--- Begin GIVEN RECORDS ---

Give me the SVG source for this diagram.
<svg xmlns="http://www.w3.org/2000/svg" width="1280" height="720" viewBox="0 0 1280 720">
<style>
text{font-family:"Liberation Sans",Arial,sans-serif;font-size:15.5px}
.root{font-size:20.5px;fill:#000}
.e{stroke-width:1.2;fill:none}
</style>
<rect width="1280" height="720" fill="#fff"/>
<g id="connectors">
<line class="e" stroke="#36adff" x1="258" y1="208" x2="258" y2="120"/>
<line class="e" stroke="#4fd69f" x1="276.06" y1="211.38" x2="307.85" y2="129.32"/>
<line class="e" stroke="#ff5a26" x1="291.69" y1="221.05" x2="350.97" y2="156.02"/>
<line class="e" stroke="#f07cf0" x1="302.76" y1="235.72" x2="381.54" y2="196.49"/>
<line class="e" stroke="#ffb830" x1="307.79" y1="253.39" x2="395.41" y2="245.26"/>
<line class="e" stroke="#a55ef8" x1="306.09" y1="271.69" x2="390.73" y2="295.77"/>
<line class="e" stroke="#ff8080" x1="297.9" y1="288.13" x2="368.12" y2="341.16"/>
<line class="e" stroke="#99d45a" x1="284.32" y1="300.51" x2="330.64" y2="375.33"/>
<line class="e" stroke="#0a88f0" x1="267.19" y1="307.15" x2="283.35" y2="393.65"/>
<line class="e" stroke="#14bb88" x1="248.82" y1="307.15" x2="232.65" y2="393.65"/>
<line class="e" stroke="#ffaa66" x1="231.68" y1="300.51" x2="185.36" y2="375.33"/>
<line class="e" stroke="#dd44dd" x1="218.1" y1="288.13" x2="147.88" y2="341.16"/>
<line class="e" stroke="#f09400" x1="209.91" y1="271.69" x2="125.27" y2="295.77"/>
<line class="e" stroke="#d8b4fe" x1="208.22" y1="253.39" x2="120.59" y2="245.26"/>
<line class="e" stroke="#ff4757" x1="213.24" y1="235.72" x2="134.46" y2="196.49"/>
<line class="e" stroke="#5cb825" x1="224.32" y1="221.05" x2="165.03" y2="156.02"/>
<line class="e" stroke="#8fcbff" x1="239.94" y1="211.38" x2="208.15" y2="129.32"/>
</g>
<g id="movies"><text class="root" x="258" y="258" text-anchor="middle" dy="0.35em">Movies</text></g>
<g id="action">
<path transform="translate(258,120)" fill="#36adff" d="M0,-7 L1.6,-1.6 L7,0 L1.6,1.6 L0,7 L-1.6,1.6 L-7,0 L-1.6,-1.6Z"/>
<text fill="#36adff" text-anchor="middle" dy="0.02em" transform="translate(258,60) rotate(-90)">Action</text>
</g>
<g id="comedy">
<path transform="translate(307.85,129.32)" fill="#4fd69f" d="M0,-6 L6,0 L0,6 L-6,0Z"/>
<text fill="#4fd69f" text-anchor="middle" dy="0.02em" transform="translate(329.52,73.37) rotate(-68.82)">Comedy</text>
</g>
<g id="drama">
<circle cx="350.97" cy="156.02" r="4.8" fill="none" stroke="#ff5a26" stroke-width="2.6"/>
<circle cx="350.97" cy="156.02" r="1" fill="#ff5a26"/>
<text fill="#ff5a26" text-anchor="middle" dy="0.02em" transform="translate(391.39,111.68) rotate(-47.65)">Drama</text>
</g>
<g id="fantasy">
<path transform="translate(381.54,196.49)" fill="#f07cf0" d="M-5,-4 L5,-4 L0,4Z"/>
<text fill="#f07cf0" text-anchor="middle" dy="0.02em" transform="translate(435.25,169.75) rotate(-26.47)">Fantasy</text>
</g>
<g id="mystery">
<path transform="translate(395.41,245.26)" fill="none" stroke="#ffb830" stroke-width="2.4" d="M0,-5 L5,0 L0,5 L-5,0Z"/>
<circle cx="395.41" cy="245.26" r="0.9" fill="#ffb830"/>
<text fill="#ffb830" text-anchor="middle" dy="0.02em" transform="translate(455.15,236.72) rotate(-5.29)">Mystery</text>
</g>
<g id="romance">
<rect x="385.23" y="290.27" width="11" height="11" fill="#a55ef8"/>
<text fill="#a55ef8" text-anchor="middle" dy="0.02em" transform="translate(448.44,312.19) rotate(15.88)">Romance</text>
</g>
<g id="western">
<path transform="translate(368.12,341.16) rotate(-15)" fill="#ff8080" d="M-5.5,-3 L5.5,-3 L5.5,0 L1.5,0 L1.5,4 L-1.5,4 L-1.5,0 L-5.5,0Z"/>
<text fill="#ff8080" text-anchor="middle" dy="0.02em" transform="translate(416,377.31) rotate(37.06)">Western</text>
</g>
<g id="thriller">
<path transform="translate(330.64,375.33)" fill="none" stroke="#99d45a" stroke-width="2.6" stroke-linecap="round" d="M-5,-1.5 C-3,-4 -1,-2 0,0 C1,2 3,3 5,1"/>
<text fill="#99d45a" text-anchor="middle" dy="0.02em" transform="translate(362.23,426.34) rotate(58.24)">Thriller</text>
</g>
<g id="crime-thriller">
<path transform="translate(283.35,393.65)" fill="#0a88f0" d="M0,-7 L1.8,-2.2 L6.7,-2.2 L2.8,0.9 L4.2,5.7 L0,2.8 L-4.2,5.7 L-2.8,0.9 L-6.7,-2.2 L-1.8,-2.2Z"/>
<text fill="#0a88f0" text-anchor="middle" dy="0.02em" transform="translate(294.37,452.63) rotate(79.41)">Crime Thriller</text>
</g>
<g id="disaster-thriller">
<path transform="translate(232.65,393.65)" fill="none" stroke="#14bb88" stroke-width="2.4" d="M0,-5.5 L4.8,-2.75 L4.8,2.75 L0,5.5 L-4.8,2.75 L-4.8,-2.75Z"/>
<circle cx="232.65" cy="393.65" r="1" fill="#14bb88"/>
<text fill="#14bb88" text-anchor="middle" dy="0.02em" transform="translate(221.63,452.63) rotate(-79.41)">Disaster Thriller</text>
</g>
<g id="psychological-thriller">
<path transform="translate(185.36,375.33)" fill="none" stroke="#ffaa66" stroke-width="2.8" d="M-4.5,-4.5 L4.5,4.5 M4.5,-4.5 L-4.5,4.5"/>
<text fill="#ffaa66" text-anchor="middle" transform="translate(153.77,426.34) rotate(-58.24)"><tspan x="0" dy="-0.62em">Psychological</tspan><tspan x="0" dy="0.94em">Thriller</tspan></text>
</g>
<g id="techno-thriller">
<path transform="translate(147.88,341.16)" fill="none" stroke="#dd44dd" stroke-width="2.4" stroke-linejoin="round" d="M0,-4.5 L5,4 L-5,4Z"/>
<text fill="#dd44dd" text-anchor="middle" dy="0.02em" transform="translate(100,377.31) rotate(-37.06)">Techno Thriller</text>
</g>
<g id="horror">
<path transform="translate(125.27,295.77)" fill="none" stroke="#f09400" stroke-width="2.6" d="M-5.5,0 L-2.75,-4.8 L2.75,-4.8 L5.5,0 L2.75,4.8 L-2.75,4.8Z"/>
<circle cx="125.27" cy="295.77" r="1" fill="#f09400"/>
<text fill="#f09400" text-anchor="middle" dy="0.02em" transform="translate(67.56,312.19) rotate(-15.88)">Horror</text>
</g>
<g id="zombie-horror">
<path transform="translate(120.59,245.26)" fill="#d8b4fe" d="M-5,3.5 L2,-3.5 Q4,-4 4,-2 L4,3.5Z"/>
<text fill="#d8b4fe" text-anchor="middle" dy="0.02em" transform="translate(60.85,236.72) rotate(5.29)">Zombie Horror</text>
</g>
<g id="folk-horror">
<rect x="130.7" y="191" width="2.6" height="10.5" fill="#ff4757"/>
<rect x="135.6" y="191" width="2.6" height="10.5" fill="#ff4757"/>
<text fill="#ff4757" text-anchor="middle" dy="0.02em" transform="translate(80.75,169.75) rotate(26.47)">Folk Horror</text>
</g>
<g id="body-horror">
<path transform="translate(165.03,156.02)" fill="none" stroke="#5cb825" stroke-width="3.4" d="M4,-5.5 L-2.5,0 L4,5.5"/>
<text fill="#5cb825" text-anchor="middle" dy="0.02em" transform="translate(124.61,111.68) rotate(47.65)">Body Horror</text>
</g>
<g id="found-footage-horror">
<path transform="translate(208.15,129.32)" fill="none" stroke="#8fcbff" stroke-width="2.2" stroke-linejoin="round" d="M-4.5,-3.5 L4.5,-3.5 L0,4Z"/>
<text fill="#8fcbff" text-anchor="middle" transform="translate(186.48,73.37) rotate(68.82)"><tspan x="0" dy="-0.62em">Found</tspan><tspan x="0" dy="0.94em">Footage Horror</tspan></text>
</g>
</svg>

--- End GIVEN RECORDS ---
--- Begin GIVEN RECORDS ---

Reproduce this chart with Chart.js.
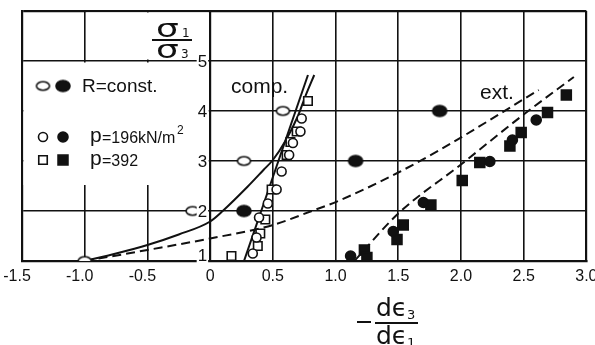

--- End GIVEN RECORDS ---

**THE EXERCISE**
Track down the lines that include the word "this" and copy them.

**TASK OUTPUT**
Give me the SVG source for this diagram.
Reproduce this chart with Chart.js.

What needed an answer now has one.